With effort, Native businesses can succeed
DENVER – The promises and pitfalls of small business and the complex paths to success were described by two Colorado Natives concerned about commerce in a time of shrinking profits and budget shortfalls.
The Coloradoans are R. Carol Harvey, Navajo, executive secretary of the Colorado Commission of Indian Affairs, a longtime energy sector attorney with federal contracting expertise, and Ernest House Jr., Ute Mountain Ute, former CCIA executive secretary and now director of government affairs for the Colorado Springs Chamber of Commerce, where he works as a legislative liaison representing business concerns.
Both addressed the 6th Annual American Indian Business Expo conducted by the Denver-based Rocky Mountain Indian Chamber of Commerce April 12 – 13.
Harvey, the sixth of seven children, said she learned valuable lessons from her father, who did maintenance work, and her mother, a skilled cook who also ran a small business until she was 82, both of whom said to “get an education,” and to “learn to deal with difficulties.”
As a result, she earned graduate and law degrees and began teaching small business formation and government procurement. She also described learning from more traditional methods, when family members would go without food or water for periods of time “to learn we would be fine, anyhow,” a practice that built “personal strength and personal character.”
Harvey recalled the courage displayed by Navajo leader Manuelito in battle with American forces from 1860 – 1868, enabling Navajo people to remain in their homeland instead of being sent to Oklahoma with other tribes, as had been planned. These and other histories, if told to young people, would foster strength of character, she said.
Tribal nations could make it mandatory for their 18-year-olds to have small business training before they receive their per capita checks so they would have something to build on, she said, noting that businesses contracting with the federal government usually are expected to have working capital before contracts are awarded.
It is important for Native business leaders to have a “wide panoply of information,” in part because Indian businesses that operate in Indian country have different licensing, taxation, and employment and labor laws, she said.
Potential Native businesses dealing with the federal government should “be contract-ready but also shovel-ready,” she said. “Government contracting is not an easy area at all – it takes a lot of diligence and a lot of work.”

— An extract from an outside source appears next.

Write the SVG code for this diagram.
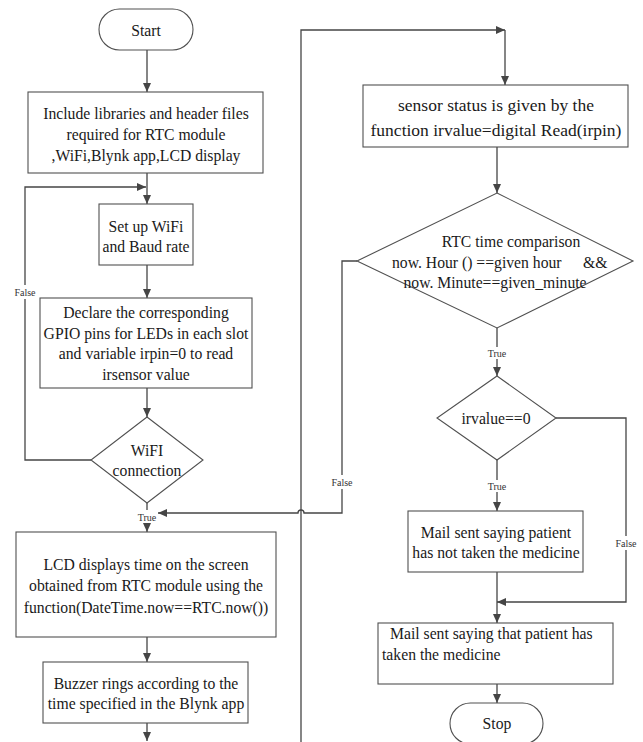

Harvey said five percent of federal prime contracts are to be set aside for 8(a) small businesses, which include those owned by Native and tribal entities; three percent are for businesses in HUBZone (Historically Underutilized Business Zone) areas, including Indian reservations; three percent are for service-disabled, veteran-owned small businesses, and five percent are to go to woman-owned small businesses, although certain parts of that program are not in place at present. The programs are not mutually exclusive.
From the legislative side, House denounced current bills that could be harmful to business interests in the state and pointed out that Colorado has been in a “dire situation” financially, with a $1.3 billion shortfall remaining in the next fiscal year.
One piece of pending legislation could eliminate all the enterprise zones created for distressed areas including job-scarce Montezuma County, where the Ute Mountain Ute Reservation is located.
House, whose great-grandfather was the last Ute Mountain Ute traditional chief, said the tribe is focusing on renewable energy and water projects and on expanding opportunities for its Weeminuche Construction Authority company.
The Southern Ute Indian Tribe, also located in southwestern Colorado, is “known throughout Indian country as one of the top tribes” in business ventures, he said, noting that the tribe’s Red Cedar Gathering Co. is the third-highest natural gas-producing firm in its immediate area.
House also cited two other Southern Ute ventures in Colorado, including the multimillion-dollar, 500-unit Spire in downtown Denver, the largest residential high-rise condo development in the city’s history, according to developers, which is located across from the Colorado Convention Center.
The tribe also has a large investment in multimillion-dollar Belmar, a mixed-use community which provides an urban core for Lakewood, a Denver suburb and the state’s fourth-largest city.
Those investments, as well as others, are part of the tribe’s long-term investment strategy along the Front Range of the Rocky Mountains, according to an asset manager for the tribe’s Southern Ute Growth Fund’s GF Properties Group.
Among other speakers at the business expo were Margo Gray-Proctor, Osage, president of Horizon Engineering Services Co., Tulsa, Okla., and chairwoman of the National Center for American Indian Enterprise Development.